GIVEN PROBLEM | No pictures belong in the copy; return exactly the lines from the one with "Rebuild this chart" through the one with "187, 188.5, 215]", both ends included, and nothing else.

MATERIAL FOR THE TASK |
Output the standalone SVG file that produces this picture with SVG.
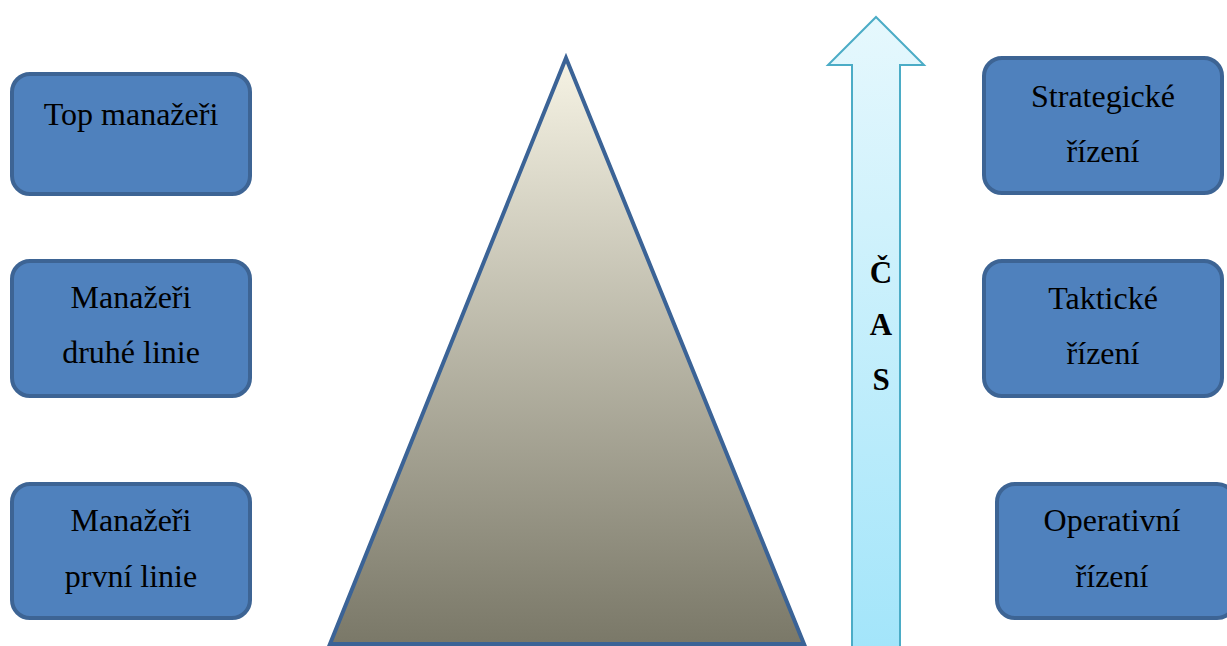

---

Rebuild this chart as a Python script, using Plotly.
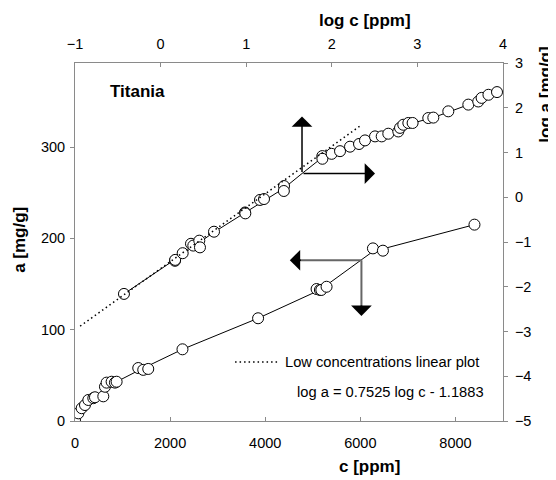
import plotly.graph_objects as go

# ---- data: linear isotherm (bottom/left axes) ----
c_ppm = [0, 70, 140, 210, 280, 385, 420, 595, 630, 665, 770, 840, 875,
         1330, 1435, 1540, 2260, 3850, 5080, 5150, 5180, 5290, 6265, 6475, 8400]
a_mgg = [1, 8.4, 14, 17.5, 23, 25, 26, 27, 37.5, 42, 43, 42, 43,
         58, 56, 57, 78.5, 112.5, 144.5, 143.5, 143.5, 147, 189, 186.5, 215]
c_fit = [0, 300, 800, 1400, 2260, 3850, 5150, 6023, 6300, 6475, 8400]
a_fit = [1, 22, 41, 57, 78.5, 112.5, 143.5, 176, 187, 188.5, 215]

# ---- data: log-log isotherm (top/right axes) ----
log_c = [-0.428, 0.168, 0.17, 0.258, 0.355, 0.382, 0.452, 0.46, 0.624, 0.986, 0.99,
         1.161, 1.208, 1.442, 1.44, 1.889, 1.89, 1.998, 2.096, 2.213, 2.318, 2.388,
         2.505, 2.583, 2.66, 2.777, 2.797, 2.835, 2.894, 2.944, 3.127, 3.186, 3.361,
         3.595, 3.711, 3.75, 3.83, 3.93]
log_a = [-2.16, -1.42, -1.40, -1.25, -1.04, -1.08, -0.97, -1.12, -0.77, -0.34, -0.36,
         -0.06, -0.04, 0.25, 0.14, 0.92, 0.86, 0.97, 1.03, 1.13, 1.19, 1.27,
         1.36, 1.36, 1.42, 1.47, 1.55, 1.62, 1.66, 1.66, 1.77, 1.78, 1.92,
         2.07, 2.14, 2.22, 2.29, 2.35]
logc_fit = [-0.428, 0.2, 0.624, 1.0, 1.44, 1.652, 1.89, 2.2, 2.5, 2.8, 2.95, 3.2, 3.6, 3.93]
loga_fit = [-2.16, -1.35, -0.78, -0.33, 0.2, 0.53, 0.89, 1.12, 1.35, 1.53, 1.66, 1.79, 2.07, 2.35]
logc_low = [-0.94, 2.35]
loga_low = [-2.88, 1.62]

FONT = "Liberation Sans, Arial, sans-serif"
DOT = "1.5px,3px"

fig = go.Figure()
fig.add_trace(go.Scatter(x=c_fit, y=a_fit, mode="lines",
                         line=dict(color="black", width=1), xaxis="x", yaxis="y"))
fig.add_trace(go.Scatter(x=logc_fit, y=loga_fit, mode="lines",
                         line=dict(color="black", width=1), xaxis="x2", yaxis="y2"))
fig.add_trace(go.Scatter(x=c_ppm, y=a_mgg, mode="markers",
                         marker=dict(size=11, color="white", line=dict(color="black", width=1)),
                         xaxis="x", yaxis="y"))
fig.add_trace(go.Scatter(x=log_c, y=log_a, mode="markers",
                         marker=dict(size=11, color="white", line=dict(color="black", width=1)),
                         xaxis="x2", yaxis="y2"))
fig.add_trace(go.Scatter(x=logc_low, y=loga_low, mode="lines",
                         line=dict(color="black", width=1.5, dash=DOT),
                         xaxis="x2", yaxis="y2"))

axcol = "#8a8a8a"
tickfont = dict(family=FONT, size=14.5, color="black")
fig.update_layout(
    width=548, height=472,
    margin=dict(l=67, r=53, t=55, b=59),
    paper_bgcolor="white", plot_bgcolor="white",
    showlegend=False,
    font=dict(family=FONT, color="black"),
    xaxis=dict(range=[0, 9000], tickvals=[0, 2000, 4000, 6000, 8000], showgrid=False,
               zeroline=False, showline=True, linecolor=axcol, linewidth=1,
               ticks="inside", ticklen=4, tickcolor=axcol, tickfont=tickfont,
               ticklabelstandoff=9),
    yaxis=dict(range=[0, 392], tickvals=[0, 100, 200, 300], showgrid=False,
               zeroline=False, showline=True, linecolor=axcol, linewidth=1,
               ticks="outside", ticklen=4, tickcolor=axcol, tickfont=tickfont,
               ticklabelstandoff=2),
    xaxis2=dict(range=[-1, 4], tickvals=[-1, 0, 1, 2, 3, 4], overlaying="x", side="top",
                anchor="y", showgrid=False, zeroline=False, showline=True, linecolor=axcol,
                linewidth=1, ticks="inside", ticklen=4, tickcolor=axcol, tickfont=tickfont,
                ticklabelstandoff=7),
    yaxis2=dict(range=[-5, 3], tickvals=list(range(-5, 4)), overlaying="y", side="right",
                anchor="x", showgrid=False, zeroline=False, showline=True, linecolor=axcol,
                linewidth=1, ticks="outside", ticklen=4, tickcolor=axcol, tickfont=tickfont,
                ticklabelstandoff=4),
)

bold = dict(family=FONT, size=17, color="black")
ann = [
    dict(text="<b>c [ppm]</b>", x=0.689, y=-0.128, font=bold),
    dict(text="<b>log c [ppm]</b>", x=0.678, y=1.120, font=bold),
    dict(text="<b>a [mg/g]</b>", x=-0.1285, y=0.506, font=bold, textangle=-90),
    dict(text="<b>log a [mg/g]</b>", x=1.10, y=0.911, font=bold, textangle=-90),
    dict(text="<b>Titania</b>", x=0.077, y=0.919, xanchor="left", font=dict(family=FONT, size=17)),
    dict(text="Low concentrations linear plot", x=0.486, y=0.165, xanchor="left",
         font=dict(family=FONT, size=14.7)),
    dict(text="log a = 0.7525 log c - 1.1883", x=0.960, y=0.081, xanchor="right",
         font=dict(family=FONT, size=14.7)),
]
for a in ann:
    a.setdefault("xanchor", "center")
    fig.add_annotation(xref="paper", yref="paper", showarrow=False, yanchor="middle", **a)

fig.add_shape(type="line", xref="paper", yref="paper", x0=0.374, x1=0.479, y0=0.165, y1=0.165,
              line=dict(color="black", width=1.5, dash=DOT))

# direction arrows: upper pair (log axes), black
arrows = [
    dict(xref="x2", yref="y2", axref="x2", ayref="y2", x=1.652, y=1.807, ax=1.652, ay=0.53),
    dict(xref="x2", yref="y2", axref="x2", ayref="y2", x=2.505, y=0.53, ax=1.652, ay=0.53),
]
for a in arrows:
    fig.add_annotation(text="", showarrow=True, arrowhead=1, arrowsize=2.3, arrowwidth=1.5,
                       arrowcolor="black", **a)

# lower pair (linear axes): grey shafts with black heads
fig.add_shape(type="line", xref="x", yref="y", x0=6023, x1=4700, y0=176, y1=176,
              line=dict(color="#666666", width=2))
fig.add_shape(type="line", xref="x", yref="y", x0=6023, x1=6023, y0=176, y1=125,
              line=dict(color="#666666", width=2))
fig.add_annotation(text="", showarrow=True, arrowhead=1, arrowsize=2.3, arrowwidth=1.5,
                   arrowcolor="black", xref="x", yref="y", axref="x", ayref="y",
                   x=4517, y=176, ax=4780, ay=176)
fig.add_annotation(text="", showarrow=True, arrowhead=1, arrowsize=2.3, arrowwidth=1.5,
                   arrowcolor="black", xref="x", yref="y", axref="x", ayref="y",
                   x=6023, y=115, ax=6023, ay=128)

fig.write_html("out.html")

FINAL RESULT |
Rebuild this chart as a Python script, using Plotly.
import plotly.graph_objects as go

# ---- data: linear isotherm (bottom/left axes) ----
c_ppm = [0, 70, 140, 210, 280, 385, 420, 595, 630, 665, 770, 840, 875,
         1330, 1435, 1540, 2260, 3850, 5080, 5150, 5180, 5290, 6265, 6475, 8400]
a_mgg = [1, 8.4, 14, 17.5, 23, 25, 26, 27, 37.5, 42, 43, 42, 43,
         58, 56, 57, 78.5, 112.5, 144.5, 143.5, 143.5, 147, 189, 186.5, 215]
c_fit = [0, 300, 800, 1400, 2260, 3850, 5150, 6023, 6300, 6475, 8400]
a_fit = [1, 22, 41, 57, 78.5, 112.5, 143.5, 176, 187, 188.5, 215]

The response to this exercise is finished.